====== Supplied data ======
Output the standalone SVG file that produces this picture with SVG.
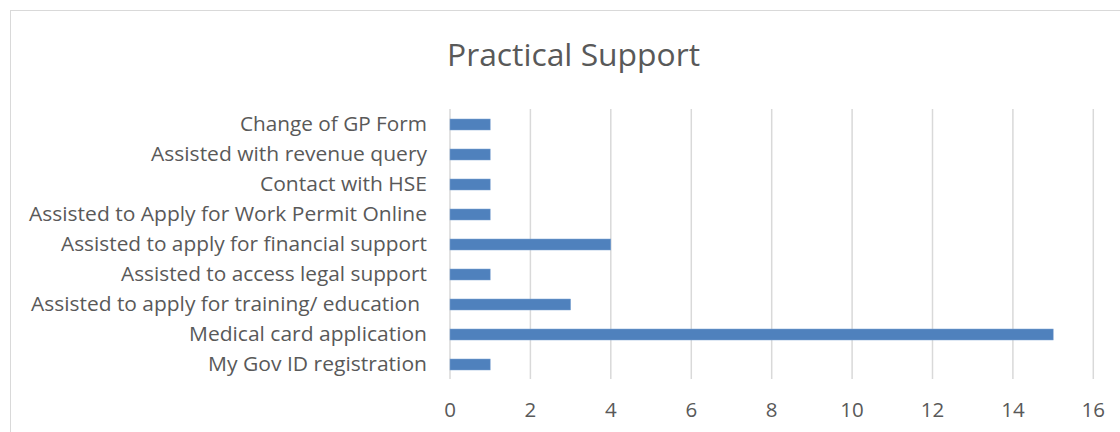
<svg xmlns="http://www.w3.org/2000/svg" width="1120" height="432" viewBox="0 0 1120 432">
<style>
.lbl{font-family:"Open Sans","Liberation Sans",sans-serif;font-size:20.5px;fill:#595959;text-anchor:end}
.tick{font-family:"Open Sans","Liberation Sans",sans-serif;font-size:20.5px;fill:#595959;text-anchor:middle}
.title{font-family:"Open Sans","Liberation Sans",sans-serif;font-size:31px;fill:#595959;text-anchor:middle}
.grid{stroke:#d9d9d9;stroke-width:1.5}
.bar{fill:#4f81bd;stroke:#7da3d1;stroke-width:0.5}
</style>
<rect x="0" y="0" width="1120" height="432" fill="#ffffff"/>
<rect x="10.5" y="10.5" width="1130" height="440" fill="none" stroke="#d9d9d9" stroke-width="1"/>
<text class="title" x="573.5" y="66" textLength="253" lengthAdjust="spacingAndGlyphs">Practical Support</text>
<g id="grid">
<line class="grid" x1="450" y1="109" x2="450" y2="379"/>
<line class="grid" x1="530.4" y1="109" x2="530.4" y2="379"/>
<line class="grid" x1="610.8" y1="109" x2="610.8" y2="379"/>
<line class="grid" x1="691.3" y1="109" x2="691.3" y2="379"/>
<line class="grid" x1="771.7" y1="109" x2="771.7" y2="379"/>
<line class="grid" x1="852.1" y1="109" x2="852.1" y2="379"/>
<line class="grid" x1="932.5" y1="109" x2="932.5" y2="379"/>
<line class="grid" x1="1012.9" y1="109" x2="1012.9" y2="379"/>
<line class="grid" x1="1093.3" y1="109" x2="1093.3" y2="379"/>
</g>
<g id="ticks">
<text class="tick" x="450" y="417">0</text>
<text class="tick" x="530.4" y="417">2</text>
<text class="tick" x="610.8" y="417">4</text>
<text class="tick" x="691.3" y="417">6</text>
<text class="tick" x="771.7" y="417">8</text>
<text class="tick" x="852.1" y="417">10</text>
<text class="tick" x="932.5" y="417">12</text>
<text class="tick" x="1012.9" y="417">14</text>
<text class="tick" x="1093.3" y="417">16</text>
</g>
<g id="bars">
<rect class="bar" x="450" y="119" width="40.2" height="11"/>
<rect class="bar" x="450" y="149" width="40.2" height="11"/>
<rect class="bar" x="450" y="179" width="40.2" height="11"/>
<rect class="bar" x="450" y="209" width="40.2" height="11"/>
<rect class="bar" x="450" y="239" width="160.8" height="11"/>
<rect class="bar" x="450" y="269" width="40.2" height="11"/>
<rect class="bar" x="450" y="299" width="120.6" height="11"/>
<rect class="bar" x="450" y="329" width="603.2" height="11"/>
<rect class="bar" x="450" y="359" width="40.2" height="11"/>
</g>
<g id="labels">
<text class="lbl" x="427" y="131" textLength="187" lengthAdjust="spacingAndGlyphs">Change of GP Form</text>
<text class="lbl" x="427" y="161" textLength="276" lengthAdjust="spacingAndGlyphs">Assisted with revenue query</text>
<text class="lbl" x="427" y="191" textLength="167" lengthAdjust="spacingAndGlyphs">Contact with HSE</text>
<text class="lbl" x="427" y="221" textLength="398" lengthAdjust="spacingAndGlyphs">Assisted to Apply for Work Permit Online</text>
<text class="lbl" x="427" y="251" textLength="366" lengthAdjust="spacingAndGlyphs">Assisted to apply for financial support</text>
<text class="lbl" x="427" y="281" textLength="306" lengthAdjust="spacingAndGlyphs">Assisted to access legal support</text>
<text class="lbl" x="420" y="311" textLength="389" lengthAdjust="spacingAndGlyphs">Assisted to apply for training/ education</text>
<text class="lbl" x="427" y="341" textLength="238" lengthAdjust="spacingAndGlyphs">Medical card application</text>
<text class="lbl" x="427" y="371" textLength="219" lengthAdjust="spacingAndGlyphs">My Gov ID registration</text>
</g>
</svg>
======
- _Instruction_: Images should not appear in the copy; retype the listing above exactly.

- _Finished task_:
Output the standalone SVG file that produces this picture with SVG.
<svg xmlns="http://www.w3.org/2000/svg" width="1120" height="432" viewBox="0 0 1120 432">
<style>
.lbl{font-family:"Open Sans","Liberation Sans",sans-serif;font-size:20.5px;fill:#595959;text-anchor:end}
.tick{font-family:"Open Sans","Liberation Sans",sans-serif;font-size:20.5px;fill:#595959;text-anchor:middle}
.title{font-family:"Open Sans","Liberation Sans",sans-serif;font-size:31px;fill:#595959;text-anchor:middle}
.grid{stroke:#d9d9d9;stroke-width:1.5}
.bar{fill:#4f81bd;stroke:#7da3d1;stroke-width:0.5}
</style>
<rect x="0" y="0" width="1120" height="432" fill="#ffffff"/>
<rect x="10.5" y="10.5" width="1130" height="440" fill="none" stroke="#d9d9d9" stroke-width="1"/>
<text class="title" x="573.5" y="66" textLength="253" lengthAdjust="spacingAndGlyphs">Practical Support</text>
<g id="grid">
<line class="grid" x1="450" y1="109" x2="450" y2="379"/>
<line class="grid" x1="530.4" y1="109" x2="530.4" y2="379"/>
<line class="grid" x1="610.8" y1="109" x2="610.8" y2="379"/>
<line class="grid" x1="691.3" y1="109" x2="691.3" y2="379"/>
<line class="grid" x1="771.7" y1="109" x2="771.7" y2="379"/>
<line class="grid" x1="852.1" y1="109" x2="852.1" y2="379"/>
<line class="grid" x1="932.5" y1="109" x2="932.5" y2="379"/>
<line class="grid" x1="1012.9" y1="109" x2="1012.9" y2="379"/>
<line class="grid" x1="1093.3" y1="109" x2="1093.3" y2="379"/>
</g>
<g id="ticks">
<text class="tick" x="450" y="417">0</text>
<text class="tick" x="530.4" y="417">2</text>
<text class="tick" x="610.8" y="417">4</text>
<text class="tick" x="691.3" y="417">6</text>
<text class="tick" x="771.7" y="417">8</text>
<text class="tick" x="852.1" y="417">10</text>
<text class="tick" x="932.5" y="417">12</text>
<text class="tick" x="1012.9" y="417">14</text>
<text class="tick" x="1093.3" y="417">16</text>
</g>
<g id="bars">
<rect class="bar" x="450" y="119" width="40.2" height="11"/>
<rect class="bar" x="450" y="149" width="40.2" height="11"/>
<rect class="bar" x="450" y="179" width="40.2" height="11"/>
<rect class="bar" x="450" y="209" width="40.2" height="11"/>
<rect class="bar" x="450" y="239" width="160.8" height="11"/>
<rect class="bar" x="450" y="269" width="40.2" height="11"/>
<rect class="bar" x="450" y="299" width="120.6" height="11"/>
<rect class="bar" x="450" y="329" width="603.2" height="11"/>
<rect class="bar" x="450" y="359" width="40.2" height="11"/>
</g>
<g id="labels">
<text class="lbl" x="427" y="131" textLength="187" lengthAdjust="spacingAndGlyphs">Change of GP Form</text>
<text class="lbl" x="427" y="161" textLength="276" lengthAdjust="spacingAndGlyphs">Assisted with revenue query</text>
<text class="lbl" x="427" y="191" textLength="167" lengthAdjust="spacingAndGlyphs">Contact with HSE</text>
<text class="lbl" x="427" y="221" textLength="398" lengthAdjust="spacingAndGlyphs">Assisted to Apply for Work Permit Online</text>
<text class="lbl" x="427" y="251" textLength="366" lengthAdjust="spacingAndGlyphs">Assisted to apply for financial support</text>
<text class="lbl" x="427" y="281" textLength="306" lengthAdjust="spacingAndGlyphs">Assisted to access legal support</text>
<text class="lbl" x="420" y="311" textLength="389" lengthAdjust="spacingAndGlyphs">Assisted to apply for training/ education</text>
<text class="lbl" x="427" y="341" textLength="238" lengthAdjust="spacingAndGlyphs">Medical card application</text>
<text class="lbl" x="427" y="371" textLength="219" lengthAdjust="spacingAndGlyphs">My Gov ID registration</text>
</g>
</svg>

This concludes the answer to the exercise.